== Exercise brief ==
Will you return, word for word, only the lines from the top of the data below down to and including the one with "plt.rcParams['font.family'] = ['Lato', 'DejaVu"?

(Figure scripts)
______

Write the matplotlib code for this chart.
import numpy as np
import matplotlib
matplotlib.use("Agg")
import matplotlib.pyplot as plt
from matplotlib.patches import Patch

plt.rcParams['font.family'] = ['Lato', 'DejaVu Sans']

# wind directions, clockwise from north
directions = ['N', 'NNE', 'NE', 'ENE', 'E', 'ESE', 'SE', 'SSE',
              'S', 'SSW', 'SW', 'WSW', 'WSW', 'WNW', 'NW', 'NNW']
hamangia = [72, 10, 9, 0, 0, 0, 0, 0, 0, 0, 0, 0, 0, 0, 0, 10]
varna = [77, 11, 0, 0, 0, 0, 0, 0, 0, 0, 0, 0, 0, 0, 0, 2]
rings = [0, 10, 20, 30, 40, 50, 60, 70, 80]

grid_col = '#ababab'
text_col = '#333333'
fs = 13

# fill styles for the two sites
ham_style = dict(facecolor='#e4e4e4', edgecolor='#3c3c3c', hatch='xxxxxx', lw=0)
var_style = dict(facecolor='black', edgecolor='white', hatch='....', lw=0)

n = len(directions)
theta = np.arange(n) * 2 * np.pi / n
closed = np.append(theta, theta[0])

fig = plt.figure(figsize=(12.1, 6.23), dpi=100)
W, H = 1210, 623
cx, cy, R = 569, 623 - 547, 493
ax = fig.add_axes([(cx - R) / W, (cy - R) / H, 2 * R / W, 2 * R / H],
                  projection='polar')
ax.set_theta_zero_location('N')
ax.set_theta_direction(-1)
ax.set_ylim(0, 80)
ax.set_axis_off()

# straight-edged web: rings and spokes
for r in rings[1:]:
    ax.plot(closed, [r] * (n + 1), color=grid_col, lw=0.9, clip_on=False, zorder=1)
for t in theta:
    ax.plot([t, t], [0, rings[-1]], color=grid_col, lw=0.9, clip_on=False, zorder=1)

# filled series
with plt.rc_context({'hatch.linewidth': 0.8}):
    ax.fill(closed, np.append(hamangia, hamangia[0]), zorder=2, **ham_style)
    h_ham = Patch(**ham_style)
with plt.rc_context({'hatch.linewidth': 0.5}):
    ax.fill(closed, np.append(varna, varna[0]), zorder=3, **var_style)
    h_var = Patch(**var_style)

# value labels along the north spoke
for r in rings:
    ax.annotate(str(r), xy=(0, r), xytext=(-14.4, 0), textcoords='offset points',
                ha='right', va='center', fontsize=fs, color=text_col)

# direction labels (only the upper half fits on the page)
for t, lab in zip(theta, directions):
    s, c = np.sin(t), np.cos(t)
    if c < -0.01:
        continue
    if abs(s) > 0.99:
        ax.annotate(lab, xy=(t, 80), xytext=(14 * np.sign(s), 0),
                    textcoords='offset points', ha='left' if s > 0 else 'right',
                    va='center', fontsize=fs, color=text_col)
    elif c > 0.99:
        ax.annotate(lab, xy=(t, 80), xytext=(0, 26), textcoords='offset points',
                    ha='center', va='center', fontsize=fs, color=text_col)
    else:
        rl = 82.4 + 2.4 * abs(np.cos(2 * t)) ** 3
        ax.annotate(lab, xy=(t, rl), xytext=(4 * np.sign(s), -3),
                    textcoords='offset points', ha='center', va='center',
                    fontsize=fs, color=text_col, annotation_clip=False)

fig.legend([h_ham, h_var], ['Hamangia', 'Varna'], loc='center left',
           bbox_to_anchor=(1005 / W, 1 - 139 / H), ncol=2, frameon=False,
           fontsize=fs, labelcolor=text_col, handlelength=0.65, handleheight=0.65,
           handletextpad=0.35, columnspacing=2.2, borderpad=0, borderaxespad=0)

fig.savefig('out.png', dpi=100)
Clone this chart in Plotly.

______

== The answer ==
Write the matplotlib code for this chart.
import numpy as np
import matplotlib
matplotlib.use("Agg")
import matplotlib.pyplot as plt
from matplotlib.patches import Patch

plt.rcParams['font.family'] = ['Lato', 'DejaVu Sans']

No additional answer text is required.